When I set my XPath:

require 'nokogiri'
submission_doc = Nokogiri::XML(open('1094C_Request.xml'))
submissions = submission_doc.remove_namespaces
nodes = submission.xpath('//Form1095CUpstreamDetail')


I do not seem to have any association between the
RecordId
and the tags mentioned above, and I am stuck on where to go next.

The fields are not listed as children for the
RecordId
, so I can't think of how to approach obtaining their values.

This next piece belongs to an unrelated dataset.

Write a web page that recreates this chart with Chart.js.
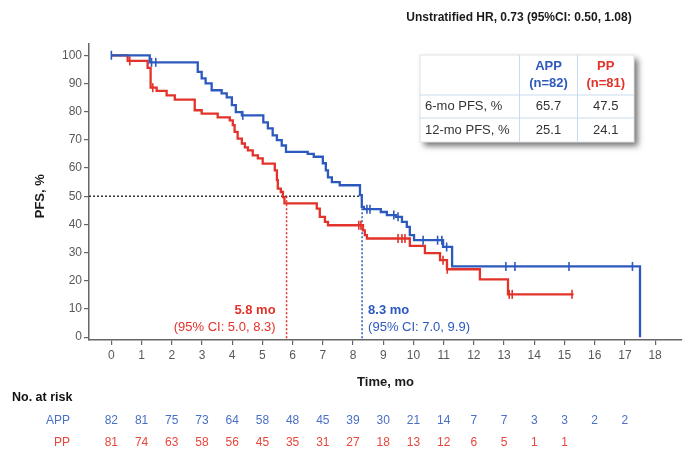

I am including the full document as an example to make sure I am not excluding anything.

I have an array of values, and I would like to pull the three tags mentioned above if the RecordId is contained within the array of numbers.

Answer

First of all the xml validator reports error

The default (no prefix) Namespace URI for XPath queries is always '' and it cannot be redefined to 'urn:us:gov:treasury:irs:ext:aca:air:7.0'.

so you must set this default xmlns to "".

You can use this code.

require 'nokogiri'

doc = Nokogiri::XML(open('1094C_Request.xml'))

doc.namespaces['xmlns'] = ''

details = doc.xpath("//:Form1095CUpstreamDetail")

elem_a = ["PersonFirstNm", "PersonLastNm", "irs:SSN"]

output = details.each_with_object({}) do |element, exp|
  exp[element.xpath("./:RecordId").text] = elem_a.each_with_object({}) do |elem_n, exp_h|
    exp_h[elem_n] = element.xpath(".//#{elem_n.include?(':') ? elem_n : ":#{elem_n}"}").text
  end
end

output

p output
# {
#   "1" => {"PersonFirstNm" => "JOHN", "PersonLastNm" => "Doe", "irs:SSN" => "123456790"},
#   "2" => {"PersonFirstNm" => "JANE", "PersonLastNm" => "DOE", "irs:SSN" => "222222222"}
# }

I hope this helps